• **WHAT THE TASK REQUIRES**
From the listing below, return each line that includes "this".

• **DATA EXTRACT**
[Begin]

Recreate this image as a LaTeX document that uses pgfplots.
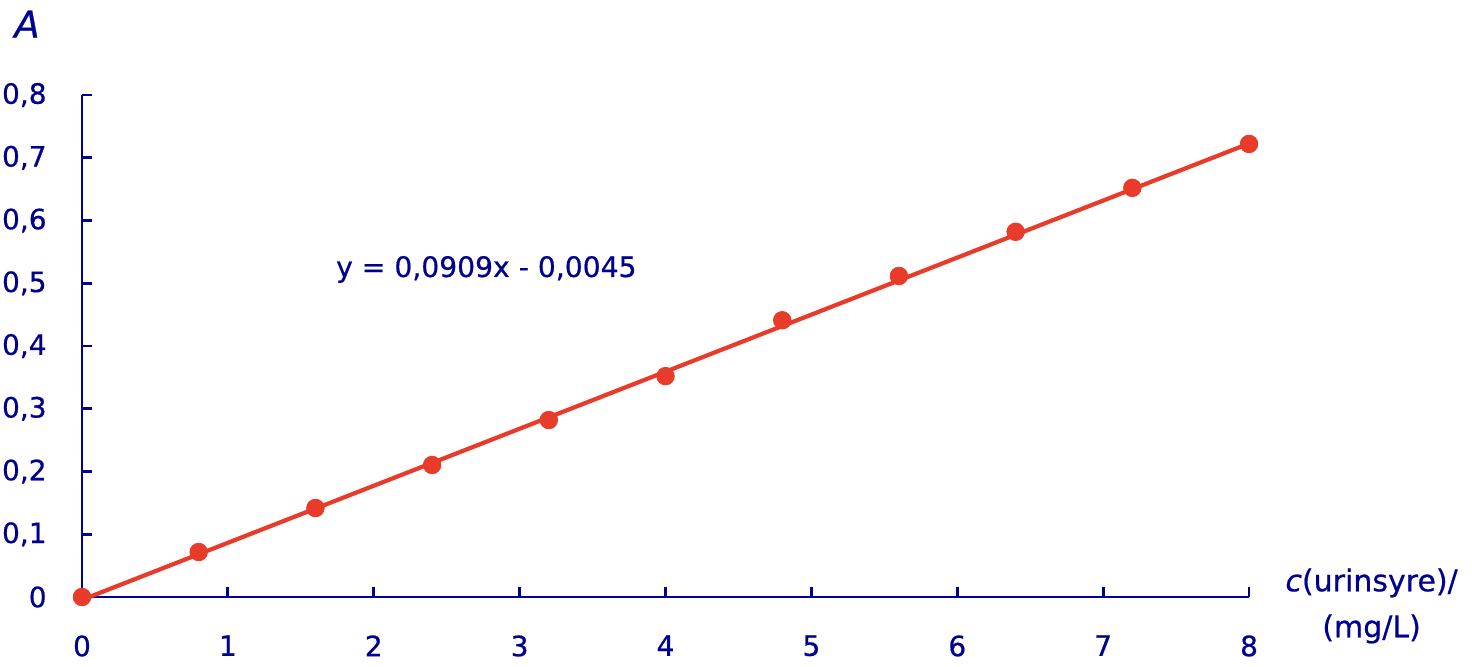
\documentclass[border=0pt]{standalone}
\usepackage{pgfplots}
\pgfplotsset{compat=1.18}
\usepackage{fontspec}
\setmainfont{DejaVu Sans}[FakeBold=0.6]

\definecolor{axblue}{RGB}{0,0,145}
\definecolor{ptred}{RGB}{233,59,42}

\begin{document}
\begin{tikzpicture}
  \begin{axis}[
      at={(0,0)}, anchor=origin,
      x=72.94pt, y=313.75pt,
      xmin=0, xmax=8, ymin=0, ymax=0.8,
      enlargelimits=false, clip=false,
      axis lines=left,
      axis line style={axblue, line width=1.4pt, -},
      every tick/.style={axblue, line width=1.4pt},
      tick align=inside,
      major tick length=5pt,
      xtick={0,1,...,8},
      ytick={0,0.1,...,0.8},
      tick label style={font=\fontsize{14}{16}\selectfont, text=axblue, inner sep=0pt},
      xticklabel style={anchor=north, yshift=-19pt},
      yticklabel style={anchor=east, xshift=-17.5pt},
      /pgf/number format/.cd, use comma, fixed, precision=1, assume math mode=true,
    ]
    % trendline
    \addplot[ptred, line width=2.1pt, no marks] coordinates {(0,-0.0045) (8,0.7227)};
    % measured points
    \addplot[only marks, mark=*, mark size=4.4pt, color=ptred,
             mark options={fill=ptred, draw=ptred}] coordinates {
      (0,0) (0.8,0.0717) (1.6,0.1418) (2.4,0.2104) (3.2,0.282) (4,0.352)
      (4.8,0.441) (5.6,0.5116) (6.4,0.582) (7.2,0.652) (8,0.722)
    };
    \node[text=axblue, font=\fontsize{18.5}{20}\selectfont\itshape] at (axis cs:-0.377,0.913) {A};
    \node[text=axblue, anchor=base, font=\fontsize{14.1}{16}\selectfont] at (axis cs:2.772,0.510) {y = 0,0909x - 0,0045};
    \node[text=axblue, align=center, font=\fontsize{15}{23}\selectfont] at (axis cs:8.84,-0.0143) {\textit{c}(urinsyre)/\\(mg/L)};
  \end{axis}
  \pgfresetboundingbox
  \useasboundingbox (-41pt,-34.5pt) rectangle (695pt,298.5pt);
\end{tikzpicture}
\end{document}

[End]
[Begin]

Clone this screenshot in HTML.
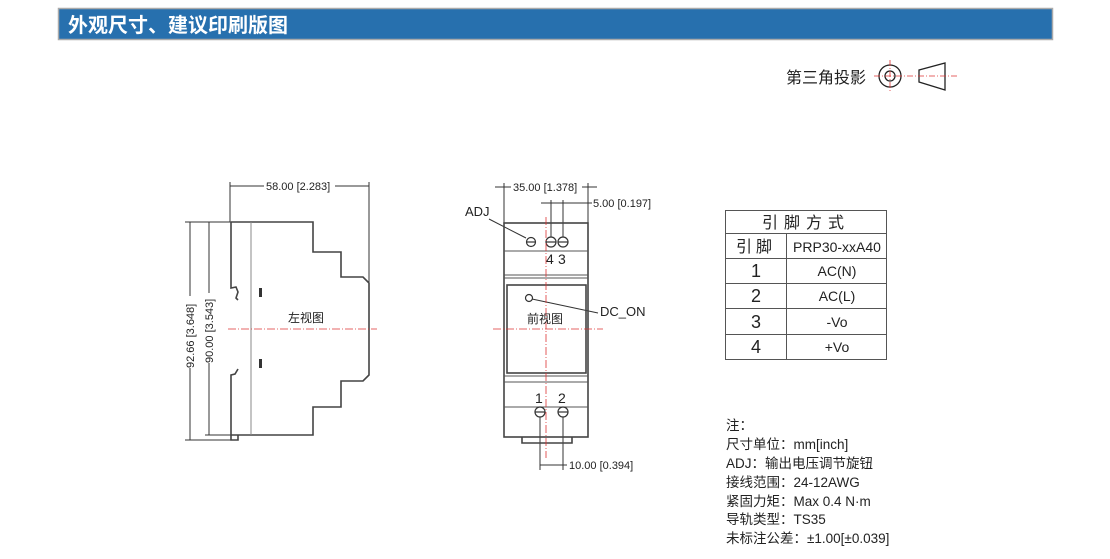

[End]
[Begin]

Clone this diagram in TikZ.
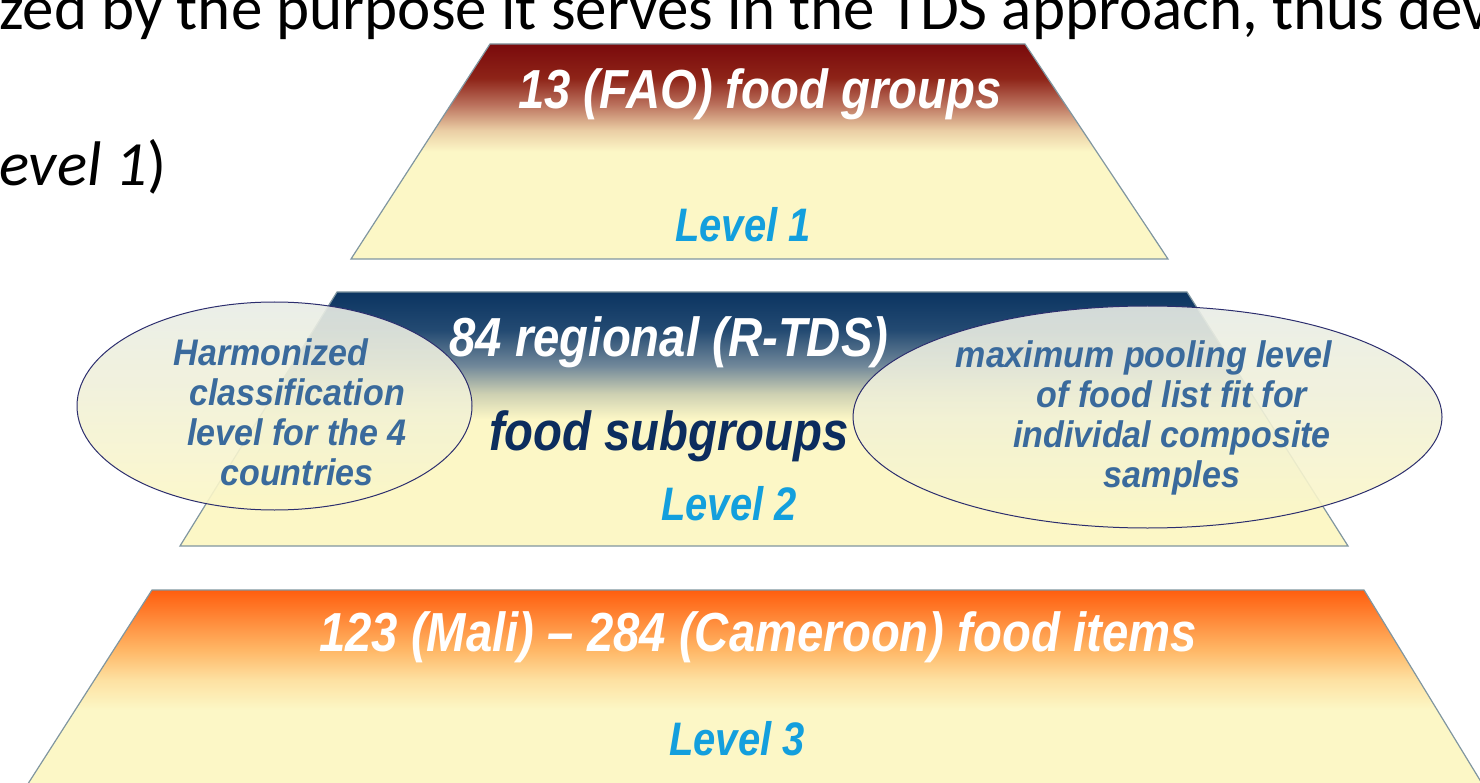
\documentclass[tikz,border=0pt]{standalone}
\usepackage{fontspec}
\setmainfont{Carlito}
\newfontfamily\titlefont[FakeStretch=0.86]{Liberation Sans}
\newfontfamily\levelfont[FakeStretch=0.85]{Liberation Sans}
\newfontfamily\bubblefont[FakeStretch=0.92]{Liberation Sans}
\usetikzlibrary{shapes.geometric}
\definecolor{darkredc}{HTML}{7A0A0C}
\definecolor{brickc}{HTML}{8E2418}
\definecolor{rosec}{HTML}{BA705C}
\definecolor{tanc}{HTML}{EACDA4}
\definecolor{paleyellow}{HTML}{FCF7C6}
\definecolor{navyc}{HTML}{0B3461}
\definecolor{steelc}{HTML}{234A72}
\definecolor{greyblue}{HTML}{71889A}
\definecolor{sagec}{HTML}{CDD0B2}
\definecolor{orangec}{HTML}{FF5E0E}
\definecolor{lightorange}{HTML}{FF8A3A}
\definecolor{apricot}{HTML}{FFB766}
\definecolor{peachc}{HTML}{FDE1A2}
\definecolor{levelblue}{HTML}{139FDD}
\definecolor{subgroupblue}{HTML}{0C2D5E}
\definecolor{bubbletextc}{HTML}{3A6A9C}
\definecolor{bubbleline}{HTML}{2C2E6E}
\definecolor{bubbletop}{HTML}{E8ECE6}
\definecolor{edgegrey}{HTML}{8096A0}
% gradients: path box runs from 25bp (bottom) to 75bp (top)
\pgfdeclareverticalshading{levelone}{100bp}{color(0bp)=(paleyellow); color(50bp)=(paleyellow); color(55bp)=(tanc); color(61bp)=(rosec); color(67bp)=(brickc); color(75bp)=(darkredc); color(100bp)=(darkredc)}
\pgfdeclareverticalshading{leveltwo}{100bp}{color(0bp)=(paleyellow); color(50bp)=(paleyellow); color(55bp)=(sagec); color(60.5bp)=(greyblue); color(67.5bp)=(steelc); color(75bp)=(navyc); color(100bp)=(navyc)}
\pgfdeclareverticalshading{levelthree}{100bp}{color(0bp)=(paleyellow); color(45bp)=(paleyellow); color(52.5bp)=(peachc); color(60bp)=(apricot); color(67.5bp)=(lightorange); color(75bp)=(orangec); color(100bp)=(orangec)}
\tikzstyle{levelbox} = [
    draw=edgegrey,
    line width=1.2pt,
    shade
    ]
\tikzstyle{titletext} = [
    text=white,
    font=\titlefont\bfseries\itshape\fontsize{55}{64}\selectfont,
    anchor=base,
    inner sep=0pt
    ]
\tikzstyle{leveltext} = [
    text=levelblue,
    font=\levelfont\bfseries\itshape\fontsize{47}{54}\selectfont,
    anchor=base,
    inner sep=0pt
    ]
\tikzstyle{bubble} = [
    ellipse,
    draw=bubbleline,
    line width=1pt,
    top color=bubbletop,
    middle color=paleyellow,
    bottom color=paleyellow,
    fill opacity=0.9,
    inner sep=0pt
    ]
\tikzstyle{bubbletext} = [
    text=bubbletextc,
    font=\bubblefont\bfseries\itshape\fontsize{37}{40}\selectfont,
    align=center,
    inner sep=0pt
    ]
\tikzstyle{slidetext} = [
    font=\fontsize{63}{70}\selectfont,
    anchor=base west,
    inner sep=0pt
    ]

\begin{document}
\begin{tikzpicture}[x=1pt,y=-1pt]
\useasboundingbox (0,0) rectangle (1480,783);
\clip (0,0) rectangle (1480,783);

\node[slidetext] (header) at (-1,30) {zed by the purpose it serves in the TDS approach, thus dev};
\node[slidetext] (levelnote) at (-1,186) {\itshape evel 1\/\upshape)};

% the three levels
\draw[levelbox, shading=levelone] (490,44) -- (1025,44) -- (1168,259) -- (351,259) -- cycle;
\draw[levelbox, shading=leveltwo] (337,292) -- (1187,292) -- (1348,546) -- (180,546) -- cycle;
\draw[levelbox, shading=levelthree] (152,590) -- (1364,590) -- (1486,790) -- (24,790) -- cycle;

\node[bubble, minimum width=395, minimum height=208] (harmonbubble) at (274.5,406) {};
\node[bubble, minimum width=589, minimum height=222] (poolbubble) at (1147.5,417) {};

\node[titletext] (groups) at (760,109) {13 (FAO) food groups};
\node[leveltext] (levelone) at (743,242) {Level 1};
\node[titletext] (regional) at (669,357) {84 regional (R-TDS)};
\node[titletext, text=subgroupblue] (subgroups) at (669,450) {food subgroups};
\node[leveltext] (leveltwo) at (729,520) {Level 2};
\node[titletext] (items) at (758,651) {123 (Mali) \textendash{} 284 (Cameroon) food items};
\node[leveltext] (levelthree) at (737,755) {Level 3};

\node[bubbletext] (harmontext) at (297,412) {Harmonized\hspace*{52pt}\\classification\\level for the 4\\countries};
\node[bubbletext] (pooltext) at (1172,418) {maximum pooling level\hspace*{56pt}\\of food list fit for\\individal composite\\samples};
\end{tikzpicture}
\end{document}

[End]

• **EXERCISE SOLUTION**
Recreate this image as a LaTeX document that uses pgfplots.
Clone this screenshot in HTML.
Clone this diagram in TikZ.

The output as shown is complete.